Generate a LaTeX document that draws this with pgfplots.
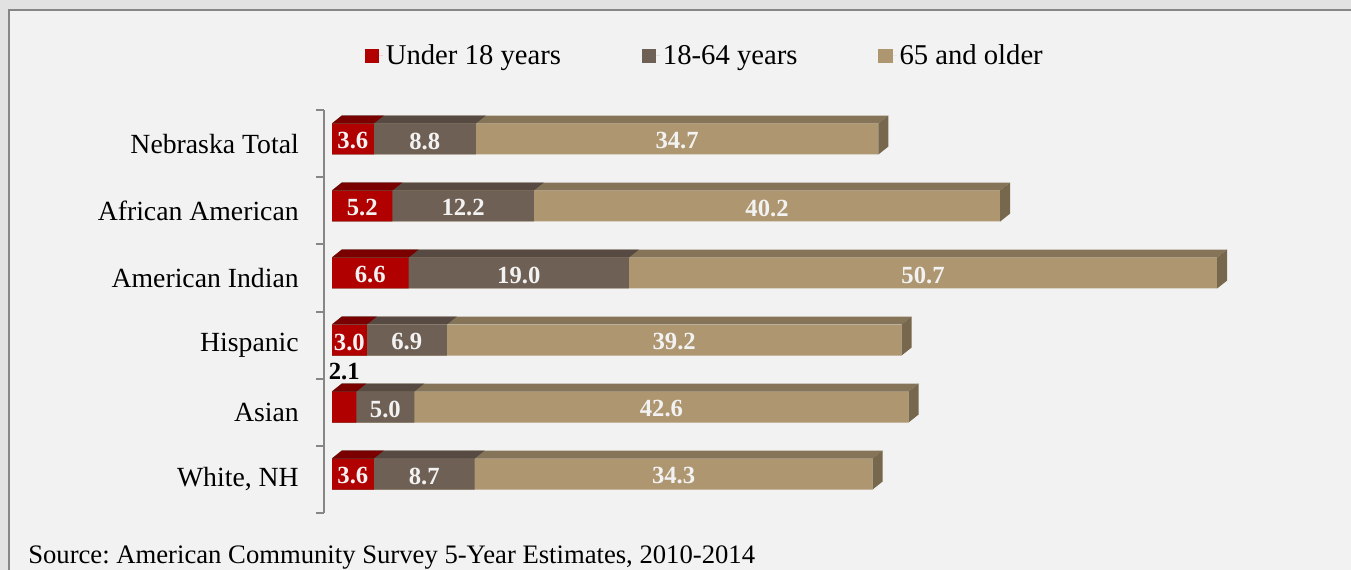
\documentclass[border=0pt]{standalone}
\usepackage{pgfplots}
\pgfplotsset{compat=1.18}
\usepackage{pgfplotstable}
\usepackage{fontspec}
\setmainfont{Liberation Serif}
\frenchspacing

\definecolor{cRed}{RGB}{176,0,0}
\definecolor{cRedTop}{RGB}{122,0,0}
\definecolor{cBrown}{RGB}{111,96,85}
\definecolor{cBrownTop}{RGB}{86,74,66}
\definecolor{cTan}{RGB}{173,150,112}
\definecolor{cTanTop}{RGB}{133,116,87}
\definecolor{cTanEnd}{RGB}{118,103,77}
\definecolor{panel}{RGB}{242,242,242}
\definecolor{outerbg}{RGB}{226,226,226}
\definecolor{axgray}{RGB}{134,134,134}

\pgfplotstableread{
y u m o
0 3.6 8.7 34.3
1 2.1 5.0 42.6
2 3.0 6.9 39.2
3 6.6 19.0 50.7
4 5.2 12.2 40.2
5 3.6 8.8 34.7
}\data

\begin{document}
\begin{tikzpicture}
\useasboundingbox (0,0) rectangle (1351*0.75pt,-570*0.75pt);
\fill[outerbg] (-5pt,5pt) rectangle (1360*0.75pt,-580*0.75pt);
\fill[panel] (9*0.75pt,-10*0.75pt) rectangle (1365*0.75pt,-580*0.75pt);
\draw[axgray, line width=1.5pt] (9*0.75pt,-580*0.75pt) -- (9*0.75pt,-10*0.75pt) -- (1365*0.75pt,-10*0.75pt);
\begin{axis}[
  at={(324*0.75pt,-512.5*0.75pt)}, anchor=south west,
  x=8.7pt, y=50.25pt,
  xmin=-0.69, xmax=86.2, ymin=-0.5, ymax=5.5,
  hide x axis,
  axis y line*=left,
  axis line style={axgray, line width=1.5pt},
  ytick={0,...,5},
  yticklabels={{White, NH},Asian,Hispanic,American Indian,African American,Nebraska Total},
  major tick length=0pt,
  yticklabel style={font=\fontsize{20.8}{24}\selectfont, inner sep=0pt, xshift=-18.75pt},
  extra y ticks={-0.5,0.5,1.5,2.5,3.5,4.5,5.5},
  extra y tick labels={},
  extra y tick style={major tick length=6pt, tick align=outside, tick style={axgray, line width=1.5pt}},
  clip=false,
  legend image code/.code={\fill[#1] (0pt,-5.5pt) rectangle (11pt,5.5pt); \path (0pt,0pt) -- (14pt,0pt);},
  legend style={at={(0.378,1.1356)}, anchor=center, draw=none, fill=none,
    legend columns=3, font=\fontsize{21.5}{24}\selectfont,
    nodes={inner sep=2pt},
    /tikz/every even column/.append style={column sep=58.5pt}},
  legend cell align=left,
]
\addlegendimage{fill=cRed, draw=none}\addlegendentry{Under 18 years}
\addlegendimage{fill=cBrown, draw=none}\addlegendentry{18-64 years}
\addlegendimage{fill=cTan, draw=none}\addlegendentry{65 and older}

% front faces
\addplot[xbar, bar width=23.25pt, bar shift=3.75pt, fill=cTan, draw=none, forget plot]
  table[y=y, x expr=\thisrow{u}+\thisrow{m}+\thisrow{o}] {\data};
\addplot[xbar, bar width=23.25pt, bar shift=3.75pt, fill=cBrown, draw=none, forget plot]
  table[y=y, x expr=\thisrow{u}+\thisrow{m}] {\data};
\addplot[xbar, bar width=23.25pt, bar shift=3.75pt, fill=cRed, draw=none, forget plot]
  table[y=y, x=u] {\data};

% top and end faces
\pgfplotsforeachungrouped \i in {0,...,5}{%
  \pgfplotstablegetelem{\i}{u}\of\data \let\U=\pgfplotsretval
  \pgfplotstablegetelem{\i}{m}\of\data \let\M=\pgfplotsretval
  \pgfplotstablegetelem{\i}{o}\of\data \let\O=\pgfplotsretval
  \pgfmathsetmacro\B{\U+\M}
  \pgfmathsetmacro\T{\U+\M+\O}
  \pgfmathsetmacro\Ud{\U+0.862}
  \pgfmathsetmacro\Bd{\B+0.862}
  \pgfmathsetmacro\Td{\T+0.862}
  \pgfmathsetmacro\yf{\i+0.306}
  \pgfmathsetmacro\yb{\i+0.425}
  \pgfmathsetmacro\ybot{\i-0.157}
  \pgfmathsetmacro\ybb{\i-0.038}
  \edef\temp{%
    \noexpand\addplot[fill=cTanTop, draw=none, forget plot] coordinates {(0,\yf) (0.862,\yb) (\Td,\yb) (\T,\yf)} -- cycle;
    \noexpand\addplot[fill=cTanEnd, draw=none, forget plot] coordinates {(\T,\ybot) (\T,\yf) (\Td,\yb) (\Td,\ybb)} -- cycle;
    \noexpand\addplot[fill=cBrownTop, draw=none, forget plot] coordinates {(0,\yf) (0.862,\yb) (\Bd,\yb) (\B,\yf)} -- cycle;
    \noexpand\addplot[fill=cRedTop, draw=none, forget plot] coordinates {(0,\yf) (0.862,\yb) (\Ud,\yb) (\U,\yf)} -- cycle;
  }\temp
}

% value labels
\pgfplotsset{vlab/.style={draw=none, mark=none, forget plot, point meta=explicit,
  nodes near coords={\pgfmathprintnumber[fixed,fixed zerofill,precision=1,assume math mode=true]{\pgfplotspointmeta}},
  every node near coord/.append style={anchor=center, text=panel, font=\bfseries\fontsize{18.5}{20}\selectfont}}}
\addplot[vlab, skip coords between index={1}{2}]
  table[x expr=\thisrow{u}/2, y expr=\thisrow{y}+0.045, meta=u] {\data};
\addplot[vlab]
  table[x expr=\thisrow{u}+\thisrow{m}/2, y expr=\thisrow{y}+0.045, meta=m] {\data};
\addplot[vlab]
  table[x expr=\thisrow{u}+\thisrow{m}+\thisrow{o}/2, y expr=\thisrow{y}+0.045, meta=o] {\data};
\addplot[vlab, every node near coord/.append style={text=black}]
  coordinates {(1.05,1.6) [2.1]};
\end{axis}
\node[anchor=base west, font=\fontsize{20}{22}\selectfont, inner sep=0pt] at (28*0.75pt,-563*0.75pt) {Source: American Community Survey 5-Year Estimates, 2010-2014};
\end{tikzpicture}
\end{document}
##############################
■ The request
Restate the whole of the material word for word without the pictures.

■ Complete response
Generate a LaTeX document that draws this with pgfplots.
\documentclass[border=0pt]{standalone}
\usepackage{pgfplots}
\pgfplotsset{compat=1.18}
\usepackage{pgfplotstable}
\usepackage{fontspec}
\setmainfont{Liberation Serif}
\frenchspacing

\definecolor{cRed}{RGB}{176,0,0}
\definecolor{cRedTop}{RGB}{122,0,0}
\definecolor{cBrown}{RGB}{111,96,85}
\definecolor{cBrownTop}{RGB}{86,74,66}
\definecolor{cTan}{RGB}{173,150,112}
\definecolor{cTanTop}{RGB}{133,116,87}
\definecolor{cTanEnd}{RGB}{118,103,77}
\definecolor{panel}{RGB}{242,242,242}
\definecolor{outerbg}{RGB}{226,226,226}
\definecolor{axgray}{RGB}{134,134,134}

\pgfplotstableread{
y u m o
0 3.6 8.7 34.3
1 2.1 5.0 42.6
2 3.0 6.9 39.2
3 6.6 19.0 50.7
4 5.2 12.2 40.2
5 3.6 8.8 34.7
}\data

\begin{document}
\begin{tikzpicture}
\useasboundingbox (0,0) rectangle (1351*0.75pt,-570*0.75pt);
\fill[outerbg] (-5pt,5pt) rectangle (1360*0.75pt,-580*0.75pt);
\fill[panel] (9*0.75pt,-10*0.75pt) rectangle (1365*0.75pt,-580*0.75pt);
\draw[axgray, line width=1.5pt] (9*0.75pt,-580*0.75pt) -- (9*0.75pt,-10*0.75pt) -- (1365*0.75pt,-10*0.75pt);
\begin{axis}[
  at={(324*0.75pt,-512.5*0.75pt)}, anchor=south west,
  x=8.7pt, y=50.25pt,
  xmin=-0.69, xmax=86.2, ymin=-0.5, ymax=5.5,
  hide x axis,
  axis y line*=left,
  axis line style={axgray, line width=1.5pt},
  ytick={0,...,5},
  yticklabels={{White, NH},Asian,Hispanic,American Indian,African American,Nebraska Total},
  major tick length=0pt,
  yticklabel style={font=\fontsize{20.8}{24}\selectfont, inner sep=0pt, xshift=-18.75pt},
  extra y ticks={-0.5,0.5,1.5,2.5,3.5,4.5,5.5},
  extra y tick labels={},
  extra y tick style={major tick length=6pt, tick align=outside, tick style={axgray, line width=1.5pt}},
  clip=false,
  legend image code/.code={\fill[#1] (0pt,-5.5pt) rectangle (11pt,5.5pt); \path (0pt,0pt) -- (14pt,0pt);},
  legend style={at={(0.378,1.1356)}, anchor=center, draw=none, fill=none,
    legend columns=3, font=\fontsize{21.5}{24}\selectfont,
    nodes={inner sep=2pt},
    /tikz/every even column/.append style={column sep=58.5pt}},
  legend cell align=left,
]
\addlegendimage{fill=cRed, draw=none}\addlegendentry{Under 18 years}
\addlegendimage{fill=cBrown, draw=none}\addlegendentry{18-64 years}
\addlegendimage{fill=cTan, draw=none}\addlegendentry{65 and older}

% front faces
\addplot[xbar, bar width=23.25pt, bar shift=3.75pt, fill=cTan, draw=none, forget plot]
  table[y=y, x expr=\thisrow{u}+\thisrow{m}+\thisrow{o}] {\data};
\addplot[xbar, bar width=23.25pt, bar shift=3.75pt, fill=cBrown, draw=none, forget plot]
  table[y=y, x expr=\thisrow{u}+\thisrow{m}] {\data};
\addplot[xbar, bar width=23.25pt, bar shift=3.75pt, fill=cRed, draw=none, forget plot]
  table[y=y, x=u] {\data};

% top and end faces
\pgfplotsforeachungrouped \i in {0,...,5}{%
  \pgfplotstablegetelem{\i}{u}\of\data \let\U=\pgfplotsretval
  \pgfplotstablegetelem{\i}{m}\of\data \let\M=\pgfplotsretval
  \pgfplotstablegetelem{\i}{o}\of\data \let\O=\pgfplotsretval
  \pgfmathsetmacro\B{\U+\M}
  \pgfmathsetmacro\T{\U+\M+\O}
  \pgfmathsetmacro\Ud{\U+0.862}
  \pgfmathsetmacro\Bd{\B+0.862}
  \pgfmathsetmacro\Td{\T+0.862}
  \pgfmathsetmacro\yf{\i+0.306}
  \pgfmathsetmacro\yb{\i+0.425}
  \pgfmathsetmacro\ybot{\i-0.157}
  \pgfmathsetmacro\ybb{\i-0.038}
  \edef\temp{%
    \noexpand\addplot[fill=cTanTop, draw=none, forget plot] coordinates {(0,\yf) (0.862,\yb) (\Td,\yb) (\T,\yf)} -- cycle;
    \noexpand\addplot[fill=cTanEnd, draw=none, forget plot] coordinates {(\T,\ybot) (\T,\yf) (\Td,\yb) (\Td,\ybb)} -- cycle;
    \noexpand\addplot[fill=cBrownTop, draw=none, forget plot] coordinates {(0,\yf) (0.862,\yb) (\Bd,\yb) (\B,\yf)} -- cycle;
    \noexpand\addplot[fill=cRedTop, draw=none, forget plot] coordinates {(0,\yf) (0.862,\yb) (\Ud,\yb) (\U,\yf)} -- cycle;
  }\temp
}

% value labels
\pgfplotsset{vlab/.style={draw=none, mark=none, forget plot, point meta=explicit,
  nodes near coords={\pgfmathprintnumber[fixed,fixed zerofill,precision=1,assume math mode=true]{\pgfplotspointmeta}},
  every node near coord/.append style={anchor=center, text=panel, font=\bfseries\fontsize{18.5}{20}\selectfont}}}
\addplot[vlab, skip coords between index={1}{2}]
  table[x expr=\thisrow{u}/2, y expr=\thisrow{y}+0.045, meta=u] {\data};
\addplot[vlab]
  table[x expr=\thisrow{u}+\thisrow{m}/2, y expr=\thisrow{y}+0.045, meta=m] {\data};
\addplot[vlab]
  table[x expr=\thisrow{u}+\thisrow{m}+\thisrow{o}/2, y expr=\thisrow{y}+0.045, meta=o] {\data};
\addplot[vlab, every node near coord/.append style={text=black}]
  coordinates {(1.05,1.6) [2.1]};
\end{axis}
\node[anchor=base west, font=\fontsize{20}{22}\selectfont, inner sep=0pt] at (28*0.75pt,-563*0.75pt) {Source: American Community Survey 5-Year Estimates, 2010-2014};
\end{tikzpicture}
\end{document}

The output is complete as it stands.